As sovereign bond yields climb to multi-month highs, structural cracks are widening across economically sensitive sectors of the U.S. stock market.
The Key Numbers & Market Performance:
- The Yield Benchmark: Driven by Middle East war inflation fears, the 10-year U.S. Treasury yield hit 4.631% (highest since Feb 2025) before hovering around 4.59%.
- Small Caps (.RUT): The Russell 2000 plummeted 2.4% on Friday—its worst one-day drop since November—due to small-cap reliance on floating-rate debt.
- Housing (.HGX): The PHLX Housing Index dropped 3.3% on Friday as spiking mortgage rates hit the peak spring home-buying season.
- Consumer Discretionary: The Invesco Equal-Weight Consumer ETF fell 1.3% on Friday (down 8% YTD) under a “double whammy” of high lending rates and $100+ oil.
- Tech & Growth (.IXIC): The Nasdaq shed 1.5% on Friday. High yields discount the value of future cash flows, putting pressure on frothy tech and semiconductor valuations.
The Vulnerable Themes:
- Small Caps: Domestically focused and often unprofitable, smaller firms face compressed margins as cash flows are heavily discounted against rising risk-free Treasury rates.
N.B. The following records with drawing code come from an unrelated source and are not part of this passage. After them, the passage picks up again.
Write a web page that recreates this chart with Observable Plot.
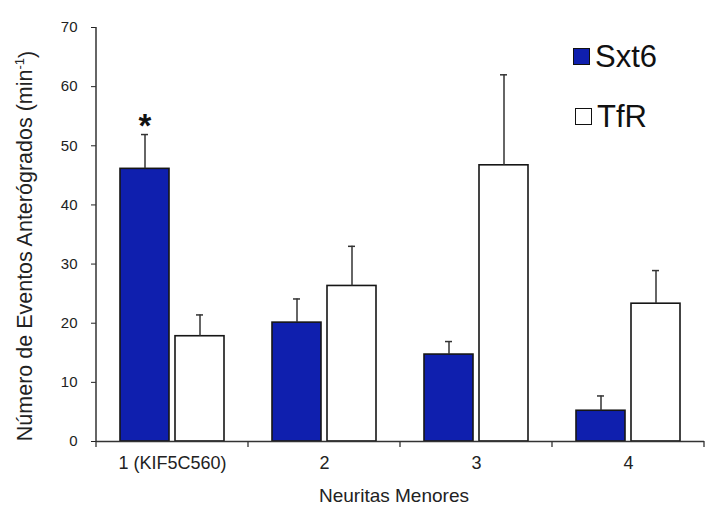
<!DOCTYPE html>
<html><head><meta charset="utf-8">
<script src="https://cdn.jsdelivr.net/npm/d3@7"></script>
<script src="https://cdn.jsdelivr.net/npm/@observablehq/plot@0.6"></script>
<style>
body{margin:0;background:#fff;}
#wrap{position:relative;width:706px;height:512px;font-family:"Liberation Sans",Arial,sans-serif;}
.leg{position:absolute;display:flex;align-items:center;color:#111;font-size:31px;line-height:1;}
.sw{width:17px;height:17px;box-sizing:border-box;border:1.5px solid #111;margin-right:5px;}
</style></head><body><div id="wrap"></div>
<script>
const categories = ["1 (KIF5C560)", "2", "3", "4"];
const seriesNames = ["Sxt6", "TfR"];
const seriesColors = ["#0f1fae", "#ffffff"];
const sxt6 = [46.1, 20.1, 14.7, 5.2];
const sxt6Err = [5.8, 4.0, 2.2, 2.5];
const tfr = [17.8, 26.3, 46.7, 23.3];
const tfrErr = [3.6, 6.7, 15.3, 5.6];
const yTicks = [0, 10, 20, 30, 40, 50, 60, 70];
const starCategory = "1 (KIF5C560)";
const starSeries = "Sxt6";
const xLabel = "Neuritas Menores";
const yLabelMain = "Número de Eventos Anterógrados (min";
const yLabelSup = "-1";

const rows = [];
categories.forEach((c, i) => {
  rows.push({cat: c, series: "Sxt6", value: sxt6[i], err: sxt6Err[i]});
  rows.push({cat: c, series: "TfR", value: tfr[i], err: tfrErr[i]});
});
const star = rows.filter(d => d.cat === starCategory && d.series === starSeries);

const plot = Plot.plot({
  width: 706, height: 512,
  marginLeft: 94, marginRight: 1, marginTop: 27, marginBottom: 71,
  style: {fontFamily: '"Liberation Sans", Arial, sans-serif', fontSize: "15px", color: "#222", background: "#fff"},
  fx: {domain: categories, padding: 0, label: null, tickSize: 0, tickPadding: 15},
  x: {domain: seriesNames, paddingInner: 0.107, paddingOuter: 0.4175, axis: null},
  y: {domain: [0, 70], ticks: yTicks, tickSize: 5, tickPadding: 14, label: null},
  color: {domain: seriesNames, range: seriesColors},
  marks: [
    Plot.barY(rows, {fx: "cat", x: "series", y: "value", fill: "series", stroke: "#161616", strokeWidth: 1.6}),
    Plot.ruleX(rows, {fx: "cat", x: "series", y1: "value", y2: d => d.value + d.err, stroke: "#333", strokeWidth: 1.5}),
    Plot.tickY(rows, {fx: "cat", x: "series", y: d => d.value + d.err, stroke: "#333", strokeWidth: 1.5, insetLeft: 21, insetRight: 21}),
    Plot.ruleY([0], {stroke: "#333", strokeWidth: 1.5}),
    Plot.text(star, {fx: "cat", x: "series", y: d => d.value + d.err, text: () => "*", fontSize: 33, fontWeight: "bold", lineAnchor: "bottom", dy: 2, fill: "#111"})
  ]
});

const wrap = document.getElementById("wrap");
wrap.appendChild(plot);

const svg = d3.select(plot);
const fx = plot.scale("fx");
const y = plot.scale("y");
const y0 = y.apply(0), yTop = y.apply(70);
const left = fx.apply(categories[0]);
svg.selectAll('[aria-label^="fx-axis"] text').attr("font-size", 18).style("font-size", "18px");
svg.append("line").attr("x1", left).attr("x2", left).attr("y1", y0).attr("y2", yTop)
  .attr("stroke", "#333").attr("stroke-width", 1.5);
const bounds = categories.map(c => fx.apply(c)).concat([fx.apply(categories[categories.length - 1]) + fx.bandwidth]);
svg.append("g").selectAll("line").data(bounds).join("line")
  .attr("x1", d => d).attr("x2", d => d).attr("y1", y0).attr("y2", y0 + 6)
  .attr("stroke", "#333").attr("stroke-width", 1.3);
const fxMid = (fx.apply(categories[0]) + fx.apply(categories[categories.length - 1]) + fx.bandwidth) / 2;
svg.append("text").attr("x", fxMid - 6).attr("y", 502).attr("text-anchor", "middle")
  .attr("font-size", 19).attr("fill", "#222").text(xLabel);
const yl = svg.append("text").attr("transform", `translate(32,${(y0 + yTop) / 2 + 12}) rotate(-90)`)
  .attr("text-anchor", "middle").attr("font-size", 21.5).attr("fill", "#222");
yl.append("tspan").text(yLabelMain);
yl.append("tspan").attr("font-size", 13).attr("dy", "-0.6em").text(yLabelSup);
yl.append("tspan").attr("dy", "0.45em").text(")");

seriesNames.forEach((s, i) => {
  const d = document.createElement("div");
  d.className = "leg";
  d.style.left = (i === 0 ? 573 : 575) + "px";
  d.style.top = (i === 0 ? 41 : 101) + "px";
  const sw = document.createElement("div");
  sw.className = "sw";
  sw.style.background = seriesColors[i];
  const t = document.createElement("span");
  t.textContent = s;
  d.appendChild(sw); d.appendChild(t);
  wrap.appendChild(d);
});
</script></body></html>
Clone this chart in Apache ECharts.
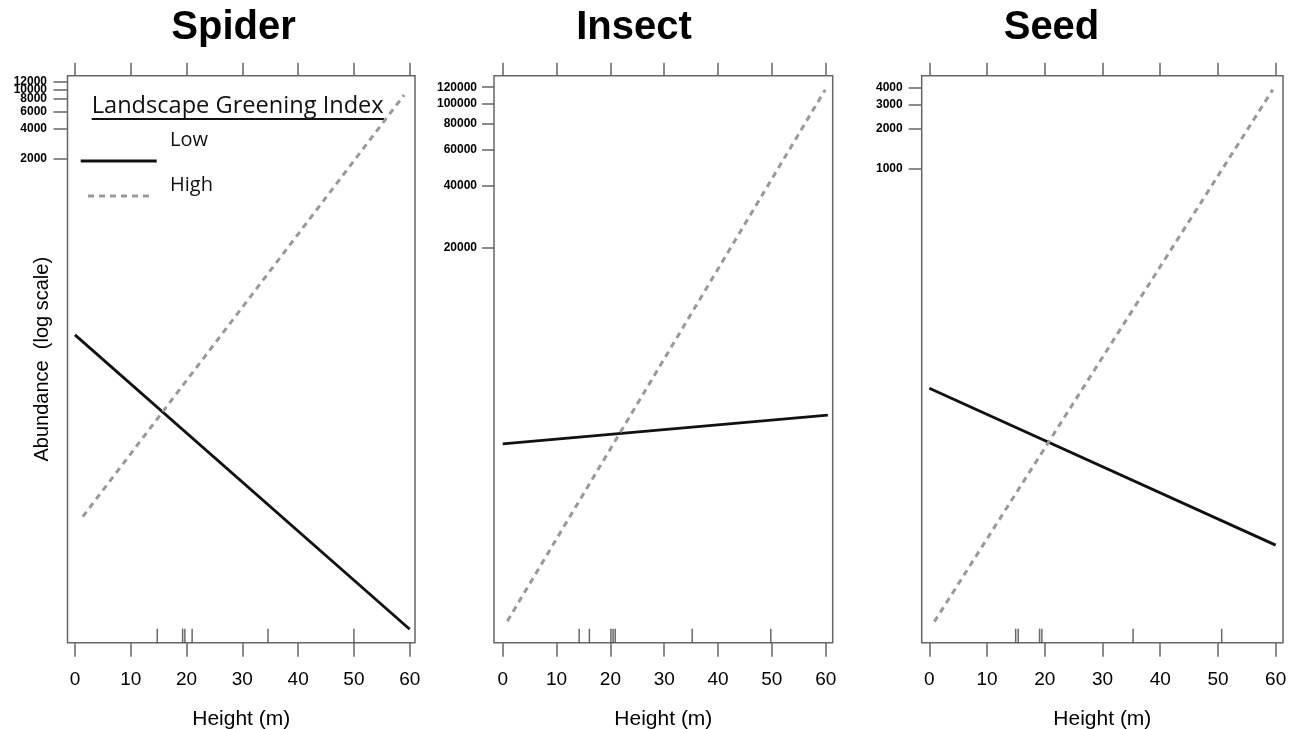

- Dividend Competition: High-yielding safe Treasuries are undercutting traditional income sectors like Utilities (2.9% average dividend yield), reducing their investment appeal.
- Tech Insulation: While high yields threaten the broader market’s tech leadership, analysts note mega-cap tech remains structurally insulated by massive AI earnings and solid balance sheets.
The Bottom Line: While mega-cap tech has earnings to buffer the blow, a higher-for-longer yield environment does immediate damage to companies reliant on cheap debt, private valuations, and a resilient consumer.